In questo disinteresse contribuisce non poco l’informazione dei mass-media occupati a dare risalto a scandali, conflitti di potere, questioni personali e vicende giudiziarie che di fatto distraggono l’attenzione della gente dai problemi reali del paese. In questa abile “distrazione” che è ormai degenerata annullando ogni senso di pudore, indignazione ed etica, vi è anche una deformazione o un isolamento della voce non urlante della Chiesa in difesa della dignità e della totalità della persona umana. Eppure sappiamo quanto attraverso il lavoro l’uomo realizzi se stesso, poiché il lavoro, per essere pienamente vero, ci deve parlare oltre che dell’uomo e della sua dignità, anche di Dio. Di Dio che lavora sei giorni e il settimo si riposa fa festa e gioisce, trovando bella l’opera delle sue mani (Gen 2,2), di Dio che si è identificato per quasi trent’anni della sua vita terrena nel lavoro del carpentiere di Nazareth (Mc 6,3), di Dio che ha redento il lavoro e ha chiamato i suoi discepoli a seguirlo mentre erano al lavoro, invitandoli a diventare pescatori di uomini (Lc 5,10), di Dio che ha lavorato con mani d’uomo, ha pensato con mente d’uomo, ha agito con volontà d’uomo, ha amato con cuore d’uomo. Non possiamo certamente ignorare però oggi che la “questione lavoro” è divenuta alquanto complessa e non esistono formule magiche per risolverla e creare lavoro. Occorre pertanto investire nell’intelligenza e nel cuore delle persone. Ma la scarsa percezione dell’importanza dell’investire fondi in ricerca, innovazione e formazione qualificata, arma mostratasi vincente in altri stati per superare le attuali difficoltà economiche, determina in Italia un segno di preoccupazione aggiuntiva per il fatto che oltre all’assenza di tali investimenti, interrogativi sul futuro economico prossimo non vengono neppure posti. Eppure deve essere ben chiaro che la nuova occupazione dovrà essere preparata da nuove politiche, sia nell’industria che in tutti gli altri settori. Altrimenti in Italia sarà sempre lenta sia la ripresa che l’occupazione.

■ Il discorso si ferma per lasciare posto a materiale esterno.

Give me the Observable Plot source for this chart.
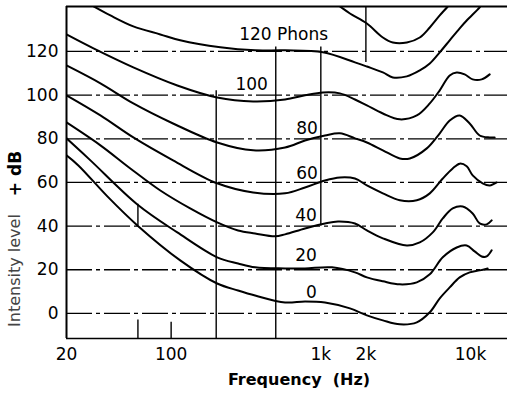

Sappiamo e crediamo che a Pasqua risuona potente l’annuncio della fede su cui si fonda la speranza di ogni uomo, la vittoria sulla morte. Cristo l’ha vinta non solo per se stesso, ma per tutti, ed allora come non credere alle parole evangeliche di Matteo: “Per la vostra vita non affannatevi di quello che mangerete o berrete e neanche per il vostro corpo, di quello che indosserete, la vita forse non vale più del cibo e il corpo più del vestito? Guardate gli uccelli del cielo’ Guardate come crescono i gigli del campo’” (Mt 6, 25-26.28). Eppure ciò non deve metterci al riparo dal nostro dovere di cristiani di non allinearci al silenzio assordante che sta caratterizzando la dimensione del lavoro impegnandoci in un monitoraggio e in un’azione che possa farci sentire partecipi dell’urgenza di tale momento storico richiamando alla responsabilità civile i nostri amministratori e ogni uomo di buona volontà nelle forme e nei modi che a ciascuno o in gruppo lo Spirito Santo suggerirà.